Len Dowell

Personal information
- Date of birth: 13 June 1902
- Place of birth: Edinburgh, Scotland
- Date of death: 15 June 1966 (aged 64)
- Place of death: Edinburgh, Scotland
- Height: 5 ft 8 in (1.73 m)
- Position: Inside forward

Senior career*
- Years: Team / Apps / (Gls)
- 1921–1923: Newtongrange Star
- 1923–1924: Portobello Thistle
- 1924–1925: Partick Thistle / 1 / (0)
- 1925–1927: Sittingbourne
- 1927–1931: Gillingham / 55 / (7)
- 1931–1932: Ashford
- 1932–1933: LLoyds

= Leonard Dowell =

Scottish footballer

Leonard Dowell (13 June 1902 – 15 June 1966) was a Scottish professional footballer who played as an Inside forward. He played in the Scottish Football League for Partick Thistle and in the English Football League for Gillingham.

==Career==
Between 1921 and 1924 Dowell played for two Scottish Junior teams: Newtongrange Star for two seasons in both of which they were league champions – firstly of the Midlothian Junior League and then its replacement the East of Scotland Junior League – followed by a season in the latter league with Portobello Thistle.

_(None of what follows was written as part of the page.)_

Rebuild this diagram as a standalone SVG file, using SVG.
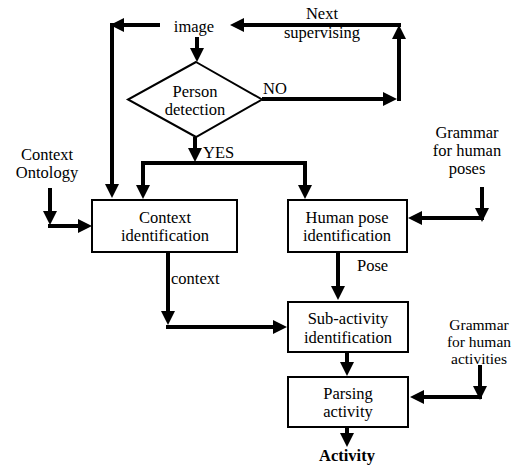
<svg xmlns="http://www.w3.org/2000/svg" width="518" height="465" viewBox="0 0 518 465" font-family="'Liberation Serif', 'Times New Roman', serif">
<defs>
<marker id="ah" viewBox="0 0 14 14" markerWidth="14" markerHeight="14" markerUnits="userSpaceOnUse" refX="6" refY="7" orient="auto-start-reverse">
<path d="M0,0 L14,7 L0,14 Z" fill="#000"/>
</marker>
<style>
text{font-family:'Liberation Serif','Times New Roman',serif;font-size:16.5px;fill:#000;text-anchor:middle}
.st{text-anchor:start}
.b{font-weight:bold}
.sm{font-size:15.5px}
.box{fill:#fff;stroke:#000;stroke-width:2}
.c{fill:none;stroke:#000;stroke-width:4;stroke-linejoin:miter}
.a{marker-end:url(#ah)}
.a2{marker-start:url(#ah);marker-end:url(#ah)}
</style>
</defs>
<rect width="518" height="465" fill="#fff"/>
<g id="connectors">
<path class="c a" d="M160,25 H118"/>
<path class="c a" d="M112,23 V190"/>
<path class="c a" d="M197,37 V54"/>
<path class="c a" d="M262,99 H389"/>
<path class="c a" d="M399,101 V33"/>
<path class="c a" d="M401,25 H238"/>
<path class="c a" d="M195,137 V154"/>
<path class="c a2" d="M143,191 V163 H305 V191"/>
<path class="c a" d="M50,188 V217"/>
<path class="c a" d="M48,226 H84"/>
<path class="c a" d="M482,187 V214"/>
<path class="c a" d="M484,218 H416"/>
<path class="c a" d="M168,252 V317"/>
<path class="c a" d="M166,327 H279"/>
<path class="c a" d="M338,252 V292"/>
<path class="c a" d="M347,352 V368"/>
<path class="c a" d="M480,365 V392"/>
<path class="c a" d="M482,397 H418"/>
<path class="c a" d="M347,427 V439"/>
</g>
<g id="image"><text x="194" y="32">image</text></g>
<g id="next"><text x="322" y="19">Next</text><text x="322" y="38">supervising</text></g>
<g id="person-detection">
<polygon class="box" points="196,62 262,99.5 196,137 128,99.5"/>
<text x="195" y="97">Person</text><text x="195" y="115">detection</text>
</g>
<g id="label-no"><text class="st" x="263" y="94">NO</text></g>
<g id="label-yes"><text class="st" x="203" y="158">YES</text></g>
<g id="context-ontology"><text x="47" y="160">Context</text><text x="47" y="178">Ontology</text></g>
<g id="context-identification">
<rect class="box" x="92" y="200" width="145" height="52"/>
<text x="165" y="223">Context</text><text x="165" y="241">identification</text>
</g>
<g id="human-pose-identification">
<rect class="box" x="288" y="200" width="119" height="52"/>
<text x="347" y="223">Human pose</text><text x="347" y="241">identification</text>
</g>
<g id="grammar-poses"><text x="467" y="138">Grammar</text><text x="467" y="156">for human</text><text x="467" y="174">poses</text></g>
<g id="label-context"><text class="st" x="171" y="284">context</text></g>
<g id="label-pose"><text class="st" x="357" y="271">Pose</text></g>
<g id="sub-activity-identification">
<rect class="box" x="288" y="302" width="120" height="50"/>
<text x="348" y="324">Sub-activity</text><text x="348" y="343">identification</text>
</g>
<g id="grammar-activities"><text class="sm" x="479" y="330">Grammar</text><text class="sm" x="479" y="347">for human</text><text class="sm" x="479" y="364">activities</text></g>
<g id="parsing-activity">
<rect class="box" x="288" y="377" width="120" height="50"/>
<text x="348" y="399">Parsing</text><text x="348" y="417">activity</text>
</g>
<g id="activity"><text class="b" x="347" y="461">Activity</text></g>
</svg>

In August 1924 he signed with senior level Scottish First Division club Partick Thistle. During the following 1924–1925 season he appeared in only one league game for 'The Jags' and at the end of the season he was not retained and moved to England joining Sittingbourne of the Kent League.

Dowell remained at Sittingbourne for two season before in 1927 signing for Football League Third Division South club Gillingham. During his four seasons, 1927–28 to 1930–31, with 'The Gills' he played in 55 games scoring seven goals – all his goals were scored over 22 appearances in the 1929–30 season.

On leaving Gillingham Dowell reverted to playing Kent League football: firstly in the 1931–32 campaign with that season's league runners-up Ashford and then, after relinquishing his professional status, for the following season as an amateur player with LLoyds.

In August 1937 he played in a pre-season trial match at Berwick Rangers.